We may be a few months into the “Black Swan” of 2020, but it is still not possible to fully predict the impact of COVID-19 on startups in Southeast Asia or beyond. However, the longer travel restrictions remain in place, and the longer people remain conservative in their spending, the harder some industries will find it to recover.
Globally, countries are facing the difficult challenge of protecting their people during the pandemic, while also trying to limit the damage to their economies. So how are the countries in Southeast Asia faring? Are regional startups taking a big hit, or are they managing to weather the storm? We take a look at the impact of COVID-19 on some of the startups of the region.
Job losses and closures
Already, some startups in Southeast Asia have had to lay off staff or close up shop altogether, as the pandemic has spread through the region. While food and beverage and travel are probably the most affected sectors, startups across all industries are impacted by the lockdowns and restrictions caused due to the pandemic.
For example, Singapore’s Zilingo has had to reduce its workforce by letting go over 40 staff members, mainly from its headquarters. This is a significant blow to the company, which has also had to shelve plans for further expansion. Zilingo is focusing all of its resources in the local market in an attempt to survive and sustain.
If successful startups like Zilingo, who have brought in VC funding $226 million USD in 2019, and Traveloka, reportedly worth $4.5 billion USD, are suffering and having to reduce their workforces, how are smaller startups going to survive?
Unfortunately, the answer is—some won’t. Food and beverage industry supplier Stoqo Teknologi Indonesia is one of the first significant casualties of these hard times. The online platform has had to close with the loss of around 250 jobs due to the downturn in the F&B industry in the country. It is unlikely to be the only startup choosing to cut its losses and close down.
Staying the course
There is some good news, however, with some startups in the region pledging to protect their employees come what may. Companies like Singapore’s Motorist.sg have changed plans from expansion to one of survival for now. By doing this, the company has committed to sustaining its 40+ employees and not cutting wages, with some help from the Singaporean government’s 75% wage subsidy scheme and generating income online.
In Indonesia, homegrown coffee startup Kopi Kenangan is doing its bit to ensure the security of jobs within the firm. To manage this, CEO Edward Tirtanata has taken a wage cut and will receive a salary of virtually $0 USD (1 IDR) and is pumping over $1 million USD (15 billion IDR) into a support fund for staff and frontline workers. They have recently secured $109 million USD in series B funding to help with its continued growth and support initiatives.
Recognising that people are Loship’s greatest asset, CEO Nguyen Hoang Trung has also committed to not firing staff or reducing wages during the pandemic. This Vietnamese one-hour delivery company was on track to become a unicorn before COVID-19. The startup has cornered 12% of the food delivery market in Vietnam and also provides other services such as laundry delivery, courier services and eCommerce, all proving popular during this time of restricted movement.

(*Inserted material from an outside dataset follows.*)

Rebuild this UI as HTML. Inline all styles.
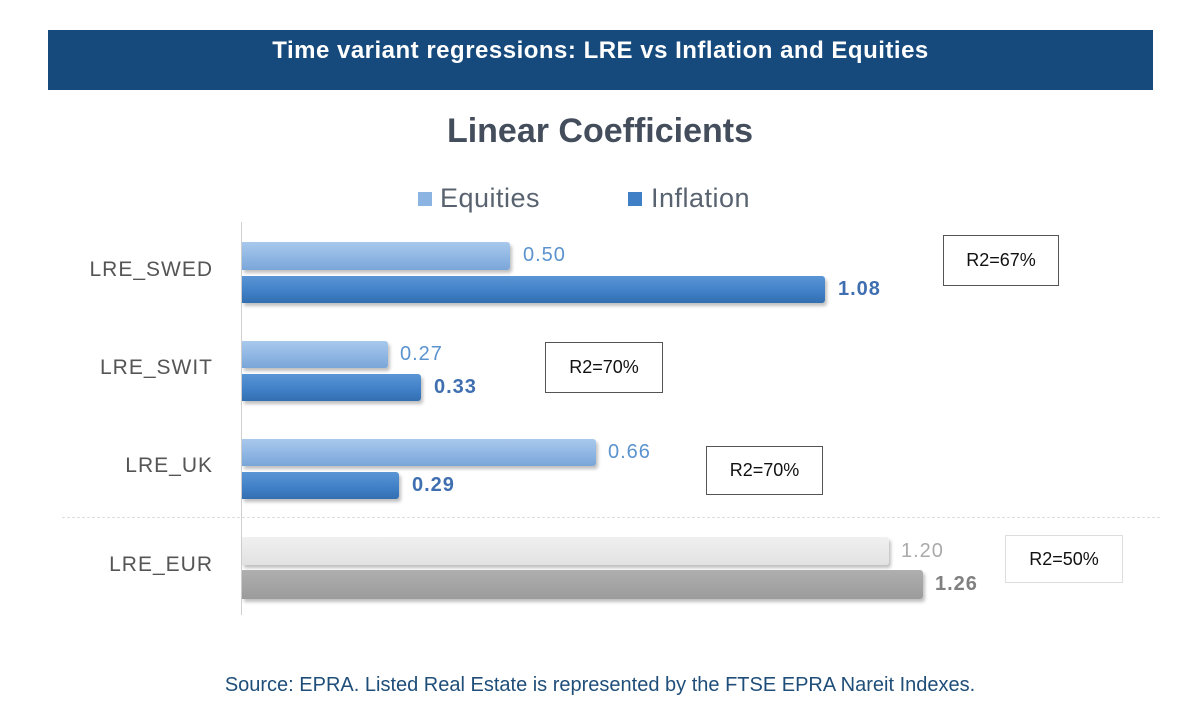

Similarly, in Malaysia, the aggregator eCommerce platform iPrice Group is looking after its workers with the help of upper management taking pay cuts of up to 25-40%. Meanwhile, in the Philippines, environmental power supply company Star 8 Green is also paying full wages and offering assistance to staff who have been impacted by the pandemic.
There are still very tough times ahead for startups in Southeast Asia. Fragile and developing economies will struggle to pull themselves out of the mire after the virus has subsided. Some startups won’t survive the impact of COVID-19, and it is pertinent to expect others will close or downsize.
While the region readjusts in the coming months, the companies who have implemented cost-saving policies or have pivoted to a more pandemic-friendly structure should be able to continue to develop and evolve. Many of their futures may rely on government support and VC investments, but with strategic and adaptive business moves, hopefully, most will survive.